Republished from the Columbia Missourian
COLUMBIA — When senior Rachel Stuhlmann first visited the University of Missouri, the tennis facilities didn’t leave the best impression.
“I went outside and saw four worn-out, water-damaged green courts with hardly any lights,” she said.
As she winds up her final tennis season, that story has changed.
The tennis team held its ceremonial ribbon-cutting for the newly constructed Mizzou Tennis Complex on Providence Road south of Stadium Boulevard on Saturday morning. Stuhlmann and fellow senior Cierra Gaytan-Leach held the oversized scissors.
“The only bad thing is that this is a home I’m sad I’ll have to leave,” Stuhlmann said. “I’ve only had a couple months to enjoy it, but my appreciation for all of this is beyond words.”
The $2.9 million facility accompanies six blue outdoor courts that are now in peak condition after renovation necessitated by an oil problem.
“This is, if not the nicest facility in the SEC, one of the nicest,” coach Sasha Schmid said before the ribbon-cutting presentation, “and that means it’s the best in the nation.”
In Stuhlmann’s time at Missouri, the program moved to temporary homes such as Cosmo-Bethel Park and Dwight Davis Tennis Center in St. Louis while also making coaching and conference transitions.
“It’s been a long time coming,” athletics director Mike Alden said of the new complex. “Every chance we get to build and improve for all of our sports programs, it’s exciting. But in tennis in particular, just because it’s been a number of years and we’ve had a few setbacks on facility opportunities over the last few years, it’s great just to be able to see this come together.”
The grand opening comes on the heels of the Tigers’ first Southeastern Conference win and days before Missouri hosts the conference tournament. The tournament’s host is chosen alphabetically, and when Missouri moved to the SEC, Mississippi was up. The Missouri program had two years to prepare for its turn.
“We could have probably delayed it, but no one here wanted to do that, and it really was good that it creates that sense of urgency,” Schmid said. “This project, we had wanted this, and it was a push for it, too. Our deadline was the tournament.
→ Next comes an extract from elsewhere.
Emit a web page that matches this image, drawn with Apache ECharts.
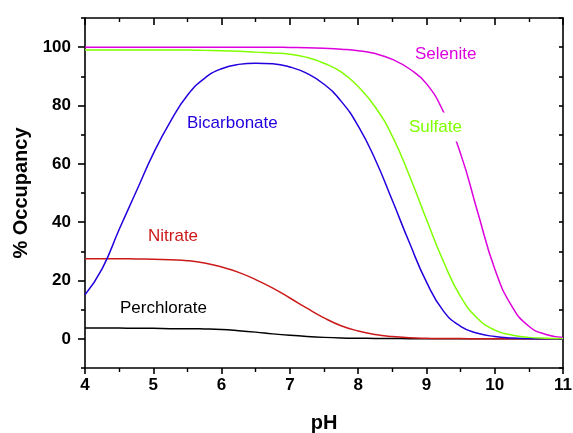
<!DOCTYPE html>
<html>
<head>
<meta charset="utf-8">
<script src="https://cdn.jsdelivr.net/npm/echarts@6/dist/echarts.min.js"></script>
<style>html,body{margin:0;padding:0;background:#fff}#c{width:573px;height:433px}</style>
</head>
<body>
<div id="c"></div>
<script>
// pH grid shared by all series
var phValues = [4.00,4.25,4.50,4.75,5.00,5.25,5.50,5.75,6.00,6.25,6.50,6.75,7.00,7.25,7.50,7.75,8.00,8.25,8.50,8.75,9.00,9.25,9.50,9.75,10.00,10.25,10.50,10.75,11.00];
var selenite    = [100,100,100,100,100,100,100,100,100,100,100,100,99.9,99.8,99.6,99.3,98.8,97.8,95.8,92.6,87.5,77.8,63.5,43.5,24,11.2,4.3,1.5,0.5];
var sulfate     = [99,99,99,99,99,99,99,98.9,98.8,98.6,98.3,98,97.6,96.5,94.5,91.5,86.5,79.5,69.5,56,41,26.5,14.5,7,3,1.3,0.5,0.2,0.1];
var bicarbonate = [15.1,24,37.5,50.5,63.5,74.5,83.5,89.3,92.6,94.1,94.5,94.3,93.2,91,87.3,81.5,73,61.5,47.5,33,19.5,9.5,4.3,1.9,0.8,0.3,0.1,0,0];
var nitrate     = [27.5,27.5,27.5,27.4,27.3,27.1,26.8,26,24.6,22.8,20.3,17.4,14,10.5,7.2,4.5,2.7,1.5,0.8,0.4,0.2,0.1,0.1,0,0,0,0,0,0];
var perchlorate = [3.7,3.7,3.7,3.6,3.6,3.5,3.5,3.4,3.2,2.8,2.3,1.7,1.2,0.8,0.5,0.3,0.2,0.15,0.1,0.05,0,0,0,0,0,0,0,0,0];

var seriesNames = ['Perchlorate','Nitrate','Bicarbonate','Sulfate','Selenite'];
var seriesData = [perchlorate, nitrate, bicarbonate, sulfate, selenite];
var seriesColors = ['#000000','#cc1a1a','#2200dd','#80ff00','#dd00dd'];

var yMajorTicks = [0,20,40,60,80,100];
var yMinorTicks = [-10,10,30,50,70,90,110];
var yAllTicks = [-10,0,10,20,30,40,50,60,70,80,90,100,110];

var FONT = "'Liberation Sans', Arial, sans-serif";

function pairs(ys){ return phValues.map(function(x,i){ return [x, ys[i]]; }); }

var chart = echarts.init(document.getElementById('c'), null, {renderer:'canvas'});
var lineStyle = {color:'#000', width:1.6};

var option = {
  animation:false,
  backgroundColor:'#fff',
  grid:{left:85, right:10, top:18, bottom:65, containLabel:false, outerBoundsMode:'none'},
  xAxis:[
    {type:'value', position:'bottom', min:4, max:11, interval:1,
     axisLine:{show:true, onZero:false, lineStyle:lineStyle},
     axisTick:{show:true, inside:false, length:6, lineStyle:lineStyle},
     minorTick:{show:true, splitNumber:2, length:4, lineStyle:{color:'#000', width:1.4}},
     splitLine:{show:false},
     axisLabel:{color:'#000', fontFamily:FONT, fontWeight:'bold', fontSize:17, margin:9},
     name:'pH', nameLocation:'middle', nameGap:45,
     nameTextStyle:{color:'#000', fontFamily:FONT, fontWeight:'bold', fontSize:20}},
    {type:'value', position:'top', min:4, max:11, interval:1,
     axisLine:{show:true, onZero:false, lineStyle:lineStyle},
     axisTick:{show:true, inside:true, length:7, lineStyle:lineStyle},
     minorTick:{show:true, splitNumber:2, length:4, lineStyle:{color:'#000', width:1.4}},
     splitLine:{show:false}, axisLabel:{show:false}}
  ],
  yAxis:[
    {type:'value', position:'left', min:-10, max:110,
     axisLine:{show:true, onZero:false, lineStyle:lineStyle},
     axisTick:{show:true, inside:false, length:7, customValues:yMajorTicks, lineStyle:lineStyle},
     splitLine:{show:false},
     axisLabel:{customValues:yMajorTicks, color:'#000', fontFamily:FONT, fontWeight:'bold', fontSize:17, margin:14},
     name:'% Occupancy', nameLocation:'middle', nameGap:54,
     nameTextStyle:{color:'#000', fontFamily:FONT, fontWeight:'bold', fontSize:20}},
    {type:'value', position:'left', min:-10, max:110,
     axisLine:{show:false},
     axisTick:{show:true, inside:false, length:4, customValues:yMinorTicks, lineStyle:lineStyle},
     splitLine:{show:false}, axisLabel:{show:false}},
    {type:'value', position:'right', min:-10, max:110,
     axisLine:{show:true, onZero:false, lineStyle:lineStyle},
     axisTick:{show:true, inside:true, length:4, customValues:yAllTicks, lineStyle:lineStyle},
     splitLine:{show:false}, axisLabel:{show:false}}
  ],
  series: seriesNames.map(function(n,i){
    return {name:n, type:'line', xAxisIndex:0, yAxisIndex:0, data:pairs(seriesData[i]),
            smooth:0.5, showSymbol:false, symbol:'none',
            lineStyle:{color:seriesColors[i], width:1.5}, itemStyle:{color:seriesColors[i]}, z:2+i};
  }),
  graphic:[
    {type:'text', x:415, y:54, z:100, style:{text:'Selenite', fill:'#dd00dd', font:'17px '+FONT, verticalAlign:'middle'}},
    {type:'text', x:406, y:127, z:100, style:{text:'Sulfate', fill:'#80ff00', font:'17px '+FONT, verticalAlign:'middle', backgroundColor:'#fff', padding:[6,3,6,3]}},
    {type:'text', x:187, y:123, z:100, style:{text:'Bicarbonate', fill:'#2200dd', font:'17px '+FONT, verticalAlign:'middle'}},
    {type:'text', x:148, y:236, z:100, style:{text:'Nitrate', fill:'#cc1a1a', font:'17px '+FONT, verticalAlign:'middle'}},
    {type:'text', x:120, y:308, z:100, style:{text:'Perchlorate', fill:'#000', font:'17px '+FONT, verticalAlign:'middle'}}
  ]
};
chart.setOption(option);
</script>
</body>
</html>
So in the end, all the stars aligned for that.”
The team now has locker rooms and on-site offices for the first time. Before now, players had to come to the courts already dressed, and the offices were in the Hearnes Center.
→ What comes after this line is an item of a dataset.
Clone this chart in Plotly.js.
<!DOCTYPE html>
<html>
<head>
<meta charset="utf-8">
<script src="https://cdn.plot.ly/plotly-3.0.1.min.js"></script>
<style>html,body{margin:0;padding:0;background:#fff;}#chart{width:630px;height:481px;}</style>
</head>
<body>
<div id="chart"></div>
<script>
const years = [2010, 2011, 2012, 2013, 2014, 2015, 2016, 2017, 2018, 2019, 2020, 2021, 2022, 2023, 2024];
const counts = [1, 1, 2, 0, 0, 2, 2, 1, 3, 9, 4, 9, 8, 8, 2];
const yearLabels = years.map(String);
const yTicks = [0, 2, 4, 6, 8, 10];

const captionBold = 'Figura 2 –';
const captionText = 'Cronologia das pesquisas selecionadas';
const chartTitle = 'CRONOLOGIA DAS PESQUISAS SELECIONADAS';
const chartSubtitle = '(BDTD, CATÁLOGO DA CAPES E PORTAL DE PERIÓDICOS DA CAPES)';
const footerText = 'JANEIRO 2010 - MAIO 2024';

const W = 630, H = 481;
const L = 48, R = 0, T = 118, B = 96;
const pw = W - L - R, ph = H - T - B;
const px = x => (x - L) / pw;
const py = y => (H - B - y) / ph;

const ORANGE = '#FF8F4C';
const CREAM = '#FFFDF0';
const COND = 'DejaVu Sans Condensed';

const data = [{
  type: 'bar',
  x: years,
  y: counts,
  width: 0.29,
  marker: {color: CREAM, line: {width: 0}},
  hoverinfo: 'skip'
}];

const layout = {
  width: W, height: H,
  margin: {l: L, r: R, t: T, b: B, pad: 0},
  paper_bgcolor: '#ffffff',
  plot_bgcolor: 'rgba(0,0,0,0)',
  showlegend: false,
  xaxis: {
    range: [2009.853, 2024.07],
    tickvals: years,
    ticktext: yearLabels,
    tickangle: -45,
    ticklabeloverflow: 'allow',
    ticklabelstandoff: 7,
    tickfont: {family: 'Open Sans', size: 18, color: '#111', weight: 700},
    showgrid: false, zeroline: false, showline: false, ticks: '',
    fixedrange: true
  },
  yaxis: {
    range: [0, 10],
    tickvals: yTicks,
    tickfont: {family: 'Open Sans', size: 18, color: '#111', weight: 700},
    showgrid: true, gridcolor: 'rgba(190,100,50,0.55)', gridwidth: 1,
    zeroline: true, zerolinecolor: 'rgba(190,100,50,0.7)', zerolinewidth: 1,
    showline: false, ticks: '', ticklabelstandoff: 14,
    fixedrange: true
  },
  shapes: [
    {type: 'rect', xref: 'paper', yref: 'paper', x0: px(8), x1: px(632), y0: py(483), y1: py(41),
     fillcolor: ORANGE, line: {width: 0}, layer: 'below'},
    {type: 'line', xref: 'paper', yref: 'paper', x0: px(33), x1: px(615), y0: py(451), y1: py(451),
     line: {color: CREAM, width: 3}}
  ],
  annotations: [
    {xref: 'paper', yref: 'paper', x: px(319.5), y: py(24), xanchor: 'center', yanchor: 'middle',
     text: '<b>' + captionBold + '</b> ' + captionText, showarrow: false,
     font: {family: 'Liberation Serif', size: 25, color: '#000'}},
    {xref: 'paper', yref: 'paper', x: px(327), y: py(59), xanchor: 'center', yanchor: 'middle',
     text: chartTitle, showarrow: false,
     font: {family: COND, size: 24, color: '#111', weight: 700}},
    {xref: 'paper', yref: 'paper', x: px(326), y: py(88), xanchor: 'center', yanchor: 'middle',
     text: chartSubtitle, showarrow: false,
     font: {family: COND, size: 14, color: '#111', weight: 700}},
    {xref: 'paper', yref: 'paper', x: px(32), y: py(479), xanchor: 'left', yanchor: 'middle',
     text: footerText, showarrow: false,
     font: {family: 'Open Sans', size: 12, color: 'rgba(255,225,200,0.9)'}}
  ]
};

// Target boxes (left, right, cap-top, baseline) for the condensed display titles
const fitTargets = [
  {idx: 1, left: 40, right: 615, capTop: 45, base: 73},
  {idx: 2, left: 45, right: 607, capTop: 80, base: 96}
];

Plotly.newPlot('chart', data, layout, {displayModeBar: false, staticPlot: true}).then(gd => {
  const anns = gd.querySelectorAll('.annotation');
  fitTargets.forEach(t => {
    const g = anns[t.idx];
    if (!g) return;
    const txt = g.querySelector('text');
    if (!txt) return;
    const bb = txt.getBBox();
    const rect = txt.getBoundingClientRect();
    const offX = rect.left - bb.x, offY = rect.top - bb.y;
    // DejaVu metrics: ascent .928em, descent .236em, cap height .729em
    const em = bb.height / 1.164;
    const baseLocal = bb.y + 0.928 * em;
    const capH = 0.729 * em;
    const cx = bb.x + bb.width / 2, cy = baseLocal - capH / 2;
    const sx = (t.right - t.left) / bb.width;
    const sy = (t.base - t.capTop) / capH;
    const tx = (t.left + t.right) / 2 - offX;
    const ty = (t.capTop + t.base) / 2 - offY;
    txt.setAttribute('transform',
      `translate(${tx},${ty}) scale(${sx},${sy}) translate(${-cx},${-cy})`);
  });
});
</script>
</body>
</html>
“It has changed our lives,” Schmid said. “We live together. I see these girls on a daily basis. We eat meals together. They socialize together. They can study here. They can watch film here. They can roll out the carts on their own to serve. They can stop by and see me and have a casual conversation. It has so many positive benefits. We are just even now understanding how a building can change so much about the way a program operates.”
The team has only recently seen the inside of the new complex.
“I had a really fun day. It was, I think, March 3. We had Mizzou Network come down and film them walking in here, and for them to see the building for the first time, that was such a cool moment,” Schmid said.
Schmid has said the facility will be a big help in recruiting. And it could also make an impact on the local level. With the official opening, instructors and members of the Green Tennis Center will be moving in.
“I think it’s one of the key things that’s unique about Mizzou tennis is the relationship that we have with our tennis community, and this building allows us all to continually live together,” Schmid said. “So we are so excited about that, and that is only going to grow this tennis program and tennis forward in Columbia.”
The 3,800-square-foot facility was planned by Bowman Bowman Novick Inc., based in Kansas City and contracted by United HRB of Jefferson City.
The potential final step of the tennis facilities’ development is the expansion and renovation of the Green Tennis Center, which currently only houses four courts. Those plans have yet to be confirmed, Alden said.
Schmid stressed her thankfulness for the players, like Stuhlmann, who chose Missouri without the new multi-million dollar digs.
“These girls all came to Mizzou without any of these toys here,” she said. “And they took a chance on this program and wanted to be part of building something, so I am very grateful. For everybody that comes after, they’re going to know they’re getting this, and I’m going to love them just as much, but these girls came before this was here, and I’m grateful for them.”